After collecting four gymnastics’ medals at the 2012 London Games, few dared to dream that Britain would almost double that tally in 2016. But across the three gymnastic disciplines represented, dreams became reality as Great Britain stormed to a total of seven Olympic medals.
Alongside the heroics of Max Whitlock, 16-year-old Amy Tinkler was another one of the surprise stars at Rio.
As the youngest member of Team GB, Tinkler won a bronze medal – Britain’s first ever on the floor. The only other British female to win an individual gymnastics medal at an Olympic Games was the legend that is…. Beth Tweddle – a clear indication that the sport is going from strength to strength.
“There are so many factors as to why British gymnastics has started achieving. People think it’s just happened suddenly,” Tweddle told MM.
“It hasn’t. I think it’s constantly growing.
“I mean, in 2004 we picked up no medals, in 2008 we had one, in 2012 we had four and now the fact that we have seven is just… I mean we were on a par with rowing and just below cycling.
“I think we can continue to grow; we have a lot of talented youngsters coming through.”

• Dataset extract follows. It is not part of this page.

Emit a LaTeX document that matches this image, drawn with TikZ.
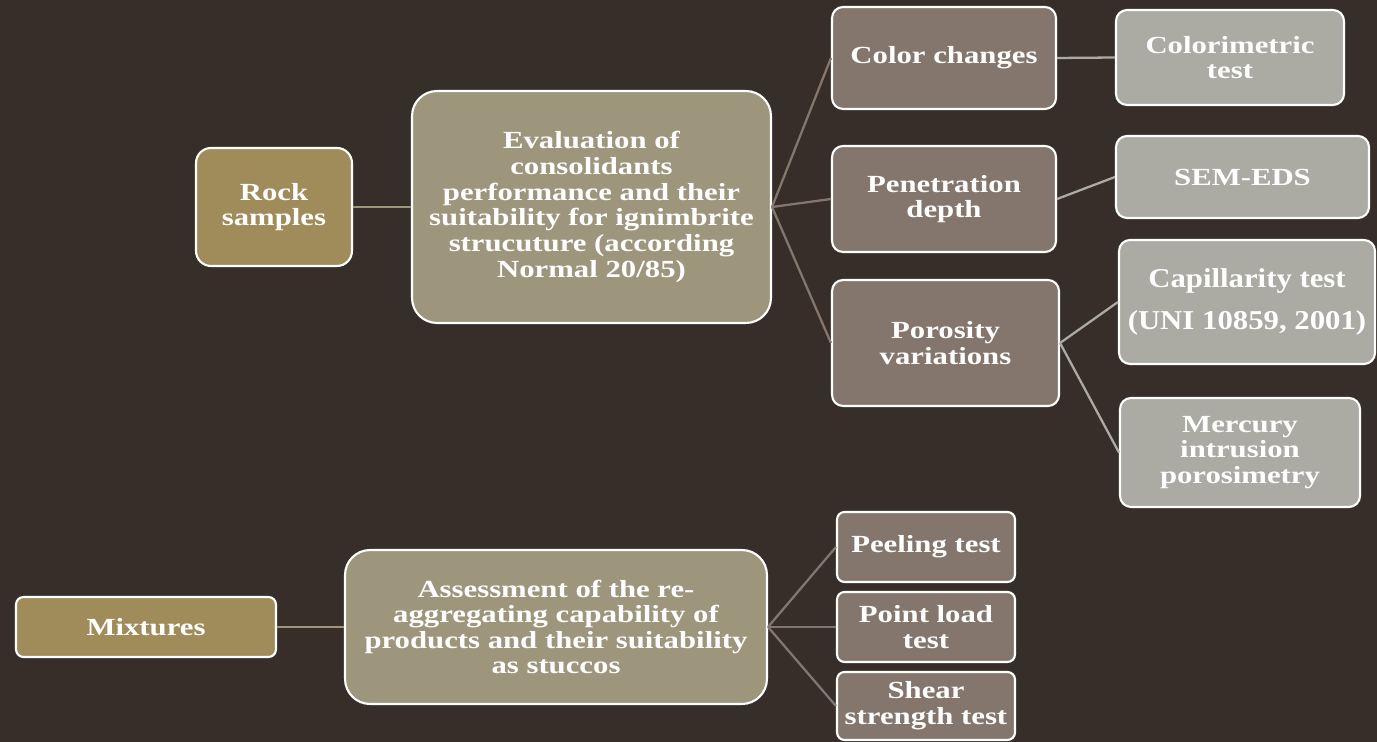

— Fiona_Tomas (@FionaTomas) November 24, 2016
But it wasn’t always easy for Tweddle. As in most sports, she says, you have to take a step backwards to go forwards.
“I was going to the 2009 London world championships hoping to win a world bar title and I crashed out on my own skill and I thought it was the end of the world,” Tweddle recalls.
“I walked out at the main O2 arena and my cousins were there, who were only 9 and 10 at the time. I was really upset and they quizzed, ‘Beth what are you crying for?’ and I was like ‘I’ve just fallen off.’
“They said, ‘Well we don’t care, your leotard looked amazing.’
“Kids always say the honest things and they make you realise it’s not the end of the world and they made me think, ‘I’ve still got floor final to work towards.’
“No-one was expecting me to do anything in that floor final, it was just amazing to see a British gymnast in it and then suddenly I found myself as a world champion on that piece.”
The five little girls sat up straight when they realised it was their turn to take to the floor and ask Beth their prepared questions.
“What’s your favourite sport except from gymnastics, Beth?” “What’s your favourite country where you performed in, Beth?” “What’s your favourite piece, Beth?”
Then a different question somersaulted out of nowhere…
“How did you fight your fears, Beth?”
The little girls sat still, bottles safely empty. Somewhere in the room a Malteser dropped onto the floor.
“You just have to trust your coach to get you through the tricky tumbles and turns with lots of practice,” mumbled Beth calmly, although she clearly hadn’t expected such a question.
By the time they’d have to face any fears, with any luck these little girls will still be competing, Tweddle might have thought. But with boobs, bums and tums.
Of course, the wide-eyed miniature athletes were far too young to spare any thought about how they would mentally adapt to their ever-developing musculature besides their non-gymnast friends as they grow and develop into young women.
If any of these little gems were to make it like Tweddle, would a day come when they would have to face their own bodily fears, or start doubting the way they looked as athletes?
How would they mentally focus under the occasional unforgiving media glare which so often scores perfect 10s when it comes to criticizing the sporty feminine, which it has liberally done so with the likes of Serena Williams, Jessica Ennis-Hill and Rebecca Adlington?
Tweddle herself has opened up about her body insecurities during her career.
Who would have thought that an elite gymnast, who always looked so dazzling and magnificent in her sparkling leotard, would have been paranoid about wearing so much as a swimming costume outside of the gym?
The pragmatic answer, according to Tweddle, is because bums hang out of swimming cozzies, while a leotard keeps everything tightly tucked in.
But even in such circumstances, Tweddle again commended her inspirational coach, Amanda Riddin, who would often iron out the odd niggling self-conscious doubt.
“I remember when I was young because I had grown quicker than my gymnast friends – they didn’t have boobs, they didn’t have bums so I felt quite self-conscious.
“But then Amanda was like, ‘well look at your friends away from gymnast school, away from gym’ – and they’d all developed.
“I had two sets of friends, in one set of friends I was dead shy and in the other set of friends I was actually under developed compared to them, so Amanda taught me to be proud of my body.”
The captivated children continued to gaze at their gymnast hero, who is now a coaching icon in her own right, aiming to inspire the next generation in an effort to sustain her legacy as an Olympic star.
Each week she teaches gymnastics to around 5,000 children, as part of the Beth Tweddle Academy.
“I was just a seven-year-old girl who loved gymnastics, I didn’t have a huge aspiration, yet look what I’ve been able to achieve.
“So many role models are out there, but they aren’t necessarily accessible. I’ve been in seven schools today and in one school a little girl walked in and she didn’t know I was going to be there and just started crying.
“To have that impact on one child and to know that I’ve maybe helped them achieve what they want to achieve is just so rewarding.”
So follow your dreams, kids, and in a few years from now you could be sipping something much sweeter than just a J20.
It’s called success, and don’t forget the time Beth Tweddle told you all about it.